Question

The plates of a parallel plate capacitor are charged up to 100V. After the battery is removed, a 2mm thick plate is inserted between the plates then to maintain the same potential difference. The distance between the plates is then increased by 1.6mm. What is the dielectric constant of the plate?

Answer 1

Hint: When we introduced a thick plate between the plates of the capacitor, therefore, the electric field value was reduced, and the capacitance of the parallel plate capacitor increases by a factor $k$, i.e. (dielectric constant).

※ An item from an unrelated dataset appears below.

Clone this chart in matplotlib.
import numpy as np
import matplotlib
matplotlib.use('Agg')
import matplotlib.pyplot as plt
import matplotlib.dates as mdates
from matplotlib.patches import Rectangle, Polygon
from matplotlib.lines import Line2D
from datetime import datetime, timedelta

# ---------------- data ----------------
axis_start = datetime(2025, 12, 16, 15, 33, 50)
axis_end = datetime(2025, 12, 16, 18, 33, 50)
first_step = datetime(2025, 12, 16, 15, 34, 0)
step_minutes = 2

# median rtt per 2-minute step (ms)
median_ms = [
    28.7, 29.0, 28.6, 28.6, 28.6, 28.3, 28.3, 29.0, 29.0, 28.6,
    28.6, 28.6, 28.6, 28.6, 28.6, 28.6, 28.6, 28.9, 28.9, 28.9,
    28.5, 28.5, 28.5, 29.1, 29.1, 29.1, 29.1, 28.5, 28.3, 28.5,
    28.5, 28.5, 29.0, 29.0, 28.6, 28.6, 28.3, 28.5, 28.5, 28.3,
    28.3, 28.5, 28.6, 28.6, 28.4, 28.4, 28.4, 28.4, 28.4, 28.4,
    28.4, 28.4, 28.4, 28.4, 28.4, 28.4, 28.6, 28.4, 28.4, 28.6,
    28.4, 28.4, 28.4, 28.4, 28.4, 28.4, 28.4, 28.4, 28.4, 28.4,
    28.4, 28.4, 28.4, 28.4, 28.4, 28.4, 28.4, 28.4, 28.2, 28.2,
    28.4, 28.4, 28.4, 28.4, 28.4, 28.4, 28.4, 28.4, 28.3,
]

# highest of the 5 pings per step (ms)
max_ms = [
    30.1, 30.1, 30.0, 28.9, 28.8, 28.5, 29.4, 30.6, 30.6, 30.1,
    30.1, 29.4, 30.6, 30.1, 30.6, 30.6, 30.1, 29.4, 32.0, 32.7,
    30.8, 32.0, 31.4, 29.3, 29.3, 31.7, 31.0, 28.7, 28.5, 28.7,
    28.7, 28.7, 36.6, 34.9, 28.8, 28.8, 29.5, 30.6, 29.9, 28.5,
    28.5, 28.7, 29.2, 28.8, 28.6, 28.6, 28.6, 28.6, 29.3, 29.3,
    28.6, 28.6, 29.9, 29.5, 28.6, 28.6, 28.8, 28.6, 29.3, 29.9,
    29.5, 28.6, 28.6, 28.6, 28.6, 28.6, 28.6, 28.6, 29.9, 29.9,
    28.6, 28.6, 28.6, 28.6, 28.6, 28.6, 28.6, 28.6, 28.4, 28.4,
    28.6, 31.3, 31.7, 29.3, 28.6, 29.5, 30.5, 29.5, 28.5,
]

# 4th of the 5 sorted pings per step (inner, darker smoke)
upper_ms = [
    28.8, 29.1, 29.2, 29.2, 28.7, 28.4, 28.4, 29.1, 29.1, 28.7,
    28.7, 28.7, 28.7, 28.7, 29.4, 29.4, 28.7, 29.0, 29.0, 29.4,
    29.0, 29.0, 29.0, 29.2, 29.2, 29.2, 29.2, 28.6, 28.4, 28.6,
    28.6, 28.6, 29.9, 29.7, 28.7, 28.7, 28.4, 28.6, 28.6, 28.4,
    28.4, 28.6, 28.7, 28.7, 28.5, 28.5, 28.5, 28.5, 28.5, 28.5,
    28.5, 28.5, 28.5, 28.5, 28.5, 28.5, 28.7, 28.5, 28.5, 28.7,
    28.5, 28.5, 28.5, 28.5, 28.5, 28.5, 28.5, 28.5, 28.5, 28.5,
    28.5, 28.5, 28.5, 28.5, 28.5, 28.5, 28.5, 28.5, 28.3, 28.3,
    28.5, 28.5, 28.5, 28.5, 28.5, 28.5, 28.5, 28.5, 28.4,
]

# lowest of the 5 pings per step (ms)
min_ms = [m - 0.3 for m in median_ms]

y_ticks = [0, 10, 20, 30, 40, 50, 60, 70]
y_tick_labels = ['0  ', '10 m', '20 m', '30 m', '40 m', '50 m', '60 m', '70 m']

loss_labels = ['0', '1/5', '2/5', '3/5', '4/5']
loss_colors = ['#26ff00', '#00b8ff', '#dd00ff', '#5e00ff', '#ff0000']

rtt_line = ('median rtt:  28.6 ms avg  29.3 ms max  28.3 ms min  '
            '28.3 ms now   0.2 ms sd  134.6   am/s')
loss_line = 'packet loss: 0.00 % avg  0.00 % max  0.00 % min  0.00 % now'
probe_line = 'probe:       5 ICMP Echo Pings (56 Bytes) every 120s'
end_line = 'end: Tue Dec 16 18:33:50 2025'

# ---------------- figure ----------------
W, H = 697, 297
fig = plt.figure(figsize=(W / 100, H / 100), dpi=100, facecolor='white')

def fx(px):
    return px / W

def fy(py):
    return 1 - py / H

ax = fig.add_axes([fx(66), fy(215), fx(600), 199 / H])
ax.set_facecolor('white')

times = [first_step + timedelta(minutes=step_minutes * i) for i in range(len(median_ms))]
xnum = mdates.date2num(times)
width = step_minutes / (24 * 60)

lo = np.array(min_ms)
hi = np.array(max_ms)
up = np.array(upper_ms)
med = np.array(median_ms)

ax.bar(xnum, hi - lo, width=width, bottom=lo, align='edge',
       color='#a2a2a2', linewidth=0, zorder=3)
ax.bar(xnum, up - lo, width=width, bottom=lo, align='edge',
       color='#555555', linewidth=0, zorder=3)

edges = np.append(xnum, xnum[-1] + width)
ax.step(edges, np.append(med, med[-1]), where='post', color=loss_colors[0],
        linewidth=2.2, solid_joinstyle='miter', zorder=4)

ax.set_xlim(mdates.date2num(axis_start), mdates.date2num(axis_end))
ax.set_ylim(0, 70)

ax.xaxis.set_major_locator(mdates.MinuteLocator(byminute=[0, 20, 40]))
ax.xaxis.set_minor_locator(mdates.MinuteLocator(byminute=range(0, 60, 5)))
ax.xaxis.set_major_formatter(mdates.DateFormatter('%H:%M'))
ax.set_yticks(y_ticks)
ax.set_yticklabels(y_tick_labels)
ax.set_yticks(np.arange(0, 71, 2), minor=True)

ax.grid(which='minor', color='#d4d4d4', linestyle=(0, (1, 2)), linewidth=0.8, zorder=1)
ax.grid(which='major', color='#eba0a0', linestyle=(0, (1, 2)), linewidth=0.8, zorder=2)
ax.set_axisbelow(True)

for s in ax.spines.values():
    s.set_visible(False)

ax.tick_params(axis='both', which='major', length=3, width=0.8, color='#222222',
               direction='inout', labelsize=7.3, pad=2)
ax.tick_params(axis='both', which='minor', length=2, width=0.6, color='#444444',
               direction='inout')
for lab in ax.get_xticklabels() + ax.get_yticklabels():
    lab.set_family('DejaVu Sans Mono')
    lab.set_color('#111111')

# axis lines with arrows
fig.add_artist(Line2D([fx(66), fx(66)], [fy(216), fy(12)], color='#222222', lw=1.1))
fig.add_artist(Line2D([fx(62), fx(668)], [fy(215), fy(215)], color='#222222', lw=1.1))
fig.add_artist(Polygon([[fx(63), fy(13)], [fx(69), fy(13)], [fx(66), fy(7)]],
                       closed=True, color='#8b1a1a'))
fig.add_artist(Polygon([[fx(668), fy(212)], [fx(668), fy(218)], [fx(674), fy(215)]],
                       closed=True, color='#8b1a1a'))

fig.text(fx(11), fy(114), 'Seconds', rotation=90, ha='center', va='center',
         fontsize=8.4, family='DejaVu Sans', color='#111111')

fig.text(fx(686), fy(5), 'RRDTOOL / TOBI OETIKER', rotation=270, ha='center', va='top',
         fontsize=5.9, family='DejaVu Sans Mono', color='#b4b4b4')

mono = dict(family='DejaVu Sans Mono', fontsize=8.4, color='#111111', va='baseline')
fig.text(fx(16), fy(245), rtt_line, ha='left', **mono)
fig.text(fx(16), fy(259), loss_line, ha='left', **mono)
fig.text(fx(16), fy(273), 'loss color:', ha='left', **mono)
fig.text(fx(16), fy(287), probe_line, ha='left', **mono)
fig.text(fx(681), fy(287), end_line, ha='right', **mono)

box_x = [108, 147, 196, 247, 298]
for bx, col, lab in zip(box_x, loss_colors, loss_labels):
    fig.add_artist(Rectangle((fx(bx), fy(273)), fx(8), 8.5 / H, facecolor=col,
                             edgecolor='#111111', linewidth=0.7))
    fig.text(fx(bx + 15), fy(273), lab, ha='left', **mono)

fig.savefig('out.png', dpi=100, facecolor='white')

Complete step by step solution:
The expression for calculating the dielectric constant is:
\[ \Rightarrow {V_{air}} = {V_{medium}}\]
Here, \[{V_{air}}\] is the potential difference between the plates with air as a dielectric, \[{V_{medium}}\] is the potential difference between the plates.
We will now simplify the above equation further and it becomes,
\[ \Rightarrow \dfrac{\sigma }{{{\varepsilon _0}}}d = \dfrac{\sigma }{{{\varepsilon _0}}}\left( {d + d' - t + \dfrac{t}{k}} \right)\]
Here, \[\sigma \] is the charge density, d is the distance between plates, d| is the increased distance between the plates, t is the thickness of the plates, and \[{\varepsilon _0}\] is the permittivity of free space.
We can see that here, after simplifying the above equation that,
\[ \Rightarrow d + d' - t + \dfrac{t}{k} = d\]
\[ \Rightarrow t = d + \dfrac{t}{k}\] ……. (I)
We will now substitute t=2mm and d’=1.6 mm to find k.
\[ \Rightarrow 2 = 1.6 + \dfrac{2}{k}\]
\[\therefore k = 5\]

Therefore, the dielectric constant of the plate is 5.

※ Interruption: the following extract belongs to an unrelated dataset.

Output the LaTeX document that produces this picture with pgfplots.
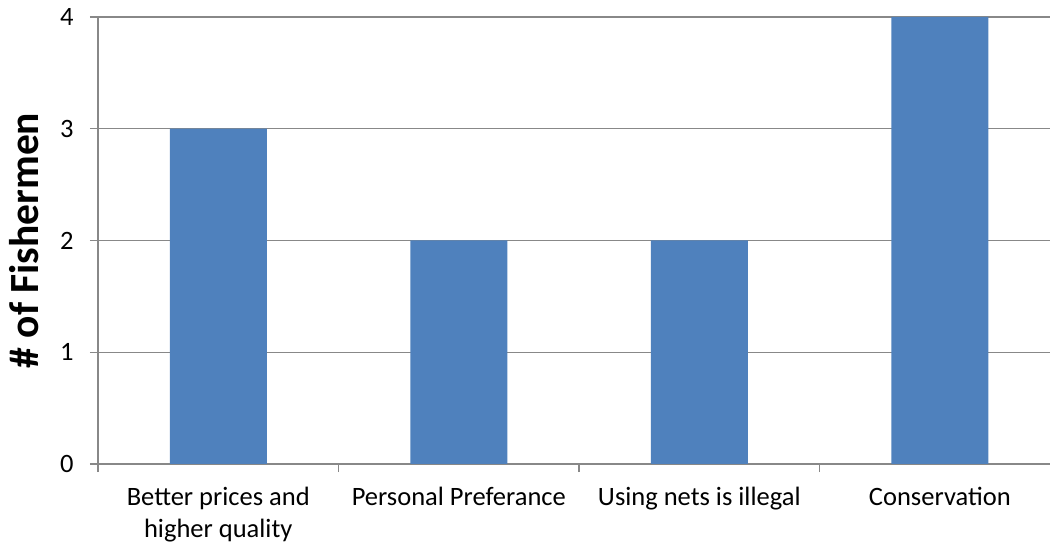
\documentclass[border=0pt]{standalone}
\usepackage{pgfplots}
\pgfplotsset{compat=1.18}
\usepackage{fontspec}
\setmainfont{Carlito}
\definecolor{barblue}{HTML}{4F81BD}
\definecolor{gridgray}{HTML}{888888}
\begin{document}
\begin{tikzpicture}
\begin{axis}[
  name=ax,
  at={(0,0)}, anchor=south west,
  scale only axis,
  width=952pt, height=447pt,
  ybar, bar width=97pt,
  xmin=-0.5, xmax=3.458,
  ymin=0, ymax=4,
  axis lines=left,
  axis line style={gridgray, line width=1.3pt, -},
  ytick={0,1,2,3,4},
  ymajorgrids,
  grid style={gridgray, line width=1.3pt},
  tick align=outside,
  major tick length=8pt,
  minor tick length=8pt,
  xtick={0,1,2,3},
  minor xtick={-0.5,0.5,1.5,2.5},
  major x tick style={draw=none},
  minor x tick style={gridgray, line width=1.3pt},
  major y tick style={gridgray, line width=1.3pt},
  xticklabels={{Better prices and\\higher quality}, Personal Preferance, Using nets is illegal, Conservation},
  xticklabel style={align=center, font=\fontsize{26.5}{32}\selectfont, yshift=-12pt},
  yticklabel style={font=\fontsize{26.5}{30}\selectfont, xshift=-13pt},
  /pgf/number format/assume math mode=true,
  every axis y label/.style={at={(axis description cs:0,0.5)}, xshift=-59pt, rotate=90, anchor=base},
  ylabel={\bfseries\fontsize{41.5}{46}\selectfont \# of Fishermen},
]
\addplot[fill=barblue, draw=none] coordinates {(0,3) (1,2) (2,2) (3,4)};
\end{axis}
\pgfresetboundingbox
\path[use as bounding box] ([shift={(-98pt,-82pt)}]ax.south west) rectangle ([shift={(952pt,464pt)}]ax.south west);
\end{tikzpicture}
\end{document}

Note: When a dielectric is put inside the plates then the value of the electric field increases and the value of voltage decreases and hence the capacitance increases. The plates store the equal charge one before and after introducing the dielectric but with a lower voltage.
We must know that polarization is very good for a dielectric apart from being insulators. It is very good if a dielectric gets polarized. If a certain voltage is applied to a dielectric, then the polarization takes place which really affects the electric field inside it.